From affecting the ability to focus to language development skills to affecting neurological development, the ill-effects of screen time are many, adds Goyal. “Eighty percent of neurological development happens in the first six years. And this gets largely hampered by exposure to screens.”
Screens display pictures in 2D while real life is in 3D. “This affects their ability to focus. Children need nature in its pure form and gadgets are the opposite of that. And rapidly changing pictures on screens makes real life look dull and boring in comparison. So they want to keep going back to screens. Also, the emotions that the characters on screen go through may be emotions that a child is not ready to process yet. Why expose kids to emotions they are not yet ready for?” argues Goyal. Talking about the effect of screens on language development and speech, he says earlier he would see only 10 out of 100 of his students having speech delays, but now it is 30 out of 100. “Kids are also getting more violent and aggressive due to screen exposure.”
Tevtiya also lists down the detrimental effects of screen-time. “Overall lack of motivation in real world activities that need perseverance like developing social skills, academics and observational skills; expectation of instant gratification and lack of appreciation of intrinsic value of activities like eating and enjoying food or family time or small talks, all of which need complete involvement, observation and practice on the part of the child. Screen time when used as a filler or distraction robs away the time needed to develop those skills during this critical development stage. Later on the effort required to bring the same amount of learning is much higher and harder.”

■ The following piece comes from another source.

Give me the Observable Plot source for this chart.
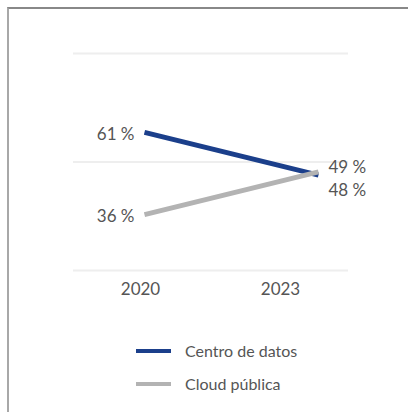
<!DOCTYPE html>
<html>
<head>
<meta charset="utf-8">
<script src="https://cdn.jsdelivr.net/npm/d3@7"></script>
<script src="https://cdn.jsdelivr.net/npm/@observablehq/plot@0.6"></script>
<style>
  html, body { margin: 0; padding: 0; background: #fff; width: 408px; height: 412px; overflow: hidden; }
  #frame { position: absolute; left: 7px; top: 7px; right: -10px; bottom: -10px;
           border-left: 2px solid #a8a8a8; border-top: 2px solid #888; }
  #chart { position: absolute; left: 0; top: 0; }
  #legend { position: absolute; left: 136px; top: 334px; font-family: Lato, sans-serif; font-size: 16px; color: #555; }
  .row { display: flex; align-items: center; height: 33px; }
  .sw { width: 35px; height: 4px; margin-right: 14px; }
</style>
</head>
<body>
<div id="frame"></div>
<div id="chart"></div>
<div id="legend"></div>
<script>
const years = [2020, 2023];
const seriesNames = ["Centro de datos", "Cloud pública"];
const centroDatos = [61, 48];
const cloudPublica = [36, 49];
const colors = ["#1b3f8b", "#b3b3b3"];
const gridTicks = [19, 52, 85];

const data = [];
[centroDatos, cloudPublica].forEach((vals, i) => {
  vals.forEach((v, j) => data.push({serie: seriesNames[i], year: years[j], value: v}));
});
const start = data.filter(d => d.year === years[0]);
const endC = data.filter(d => d.year === years[1] && d.serie === seriesNames[0]);
const endP = data.filter(d => d.year === years[1] && d.serie === seriesNames[1]);
const fmt = d => `${d.value} %`;
const ink = "#555";

const plot = Plot.plot({
  width: 408,
  height: 310,
  marginLeft: 73,
  marginRight: 60,
  marginTop: 53,
  marginBottom: 40,
  style: {fontFamily: "Lato, sans-serif", fontSize: "17px", color: ink, background: "transparent"},
  x: {type: "linear", domain: years, range: [144, 318], label: null, axis: null},
  y: {domain: [gridTicks[0], gridTicks[2]], range: [270, 53], label: null, axis: null},
  color: {domain: seriesNames, range: colors},
  marks: [
    Plot.gridY(gridTicks, {stroke: "#eeeeee", strokeOpacity: 1, strokeWidth: 2}),
    Plot.line(data, {x: "year", y: "value", z: "serie", stroke: "serie", strokeWidth: 5, strokeLinecap: "butt"}),
    Plot.text(start, {x: "year", y: "value", text: fmt, textAnchor: "end", dx: -10, dy: 2, fill: ink}),
    Plot.text(endP, {x: "year", y: "value", text: fmt, textAnchor: "start", dx: 10, dy: -4, fill: ink}),
    Plot.text(endC, {x: "year", y: "value", text: fmt, textAnchor: "start", dx: 10, dy: 15, fill: ink}),
    Plot.axisX([years[0]], {tickSize: 0, tickPadding: 12, tickFormat: d => String(d), fill: ink, dx: -4, label: null}),
    Plot.axisX([years[1]], {tickSize: 0, tickPadding: 12, tickFormat: d => String(d), fill: ink, dx: -38, label: null})
  ]
});
document.getElementById("chart").appendChild(plot);

const legend = document.getElementById("legend");
seriesNames.forEach((name, i) => {
  const row = document.createElement("div");
  row.className = "row";
  const sw = document.createElement("span");
  sw.className = "sw";
  sw.style.background = colors[i];
  const label = document.createElement("span");
  label.textContent = name;
  row.appendChild(sw);
  row.appendChild(label);
  legend.appendChild(row);
});
</script>
</body>
</html>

Loneliness, stress, lack of proper sleep, depression are other problems that can develop over years with prolonged screen time. “I see so many cases of lack of attention and focus, basic social skills, ability to hold small talks, lack of interest in day to day mundane activities as it takes more effort in real life to get to the same level of instant high that screen time gives,” she explains.
Aloka Mehta believes the “all or nothing” approach may not always work with kids. “So after a certain age, giving them a little screen time may be okay,” she says, adding, if you keep them away for too long, when they do get exposure, they may want to binge.

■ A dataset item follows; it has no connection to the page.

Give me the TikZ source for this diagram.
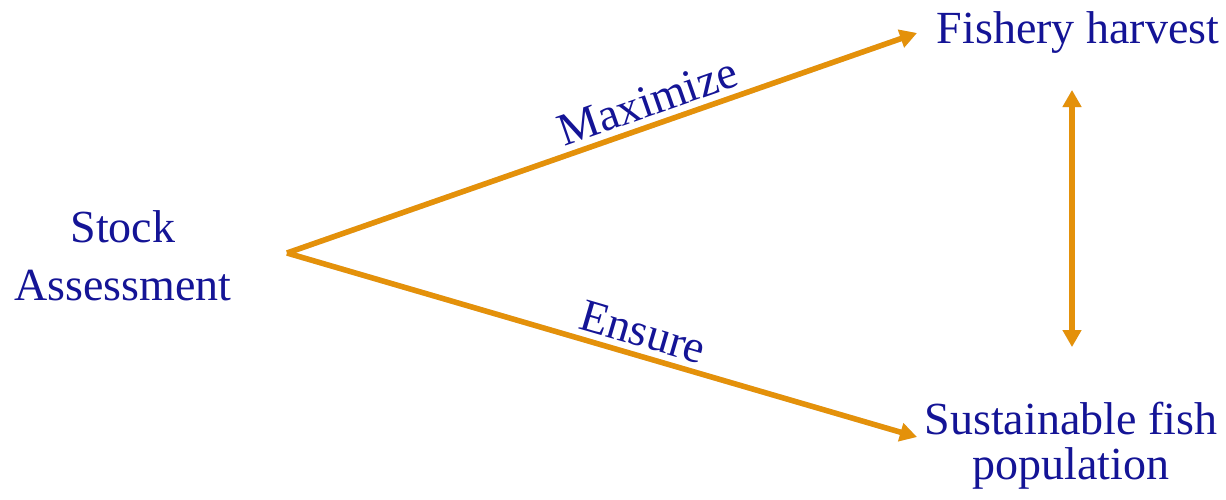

Tevtiya says the important thing to ask ourselves before giving screens to kids is: Are we using technology to help the child around development areas or as a tool to create shortcuts for us to achieve the aims that we set up for the child for eg. I need a screen for my child to make him finish a bowl full of porridge? Or a shortcut to ‘learning to self soothe or entertain’ or a baby sitter? It’s important to know and understand the difference, she says. Parents must use their judgement.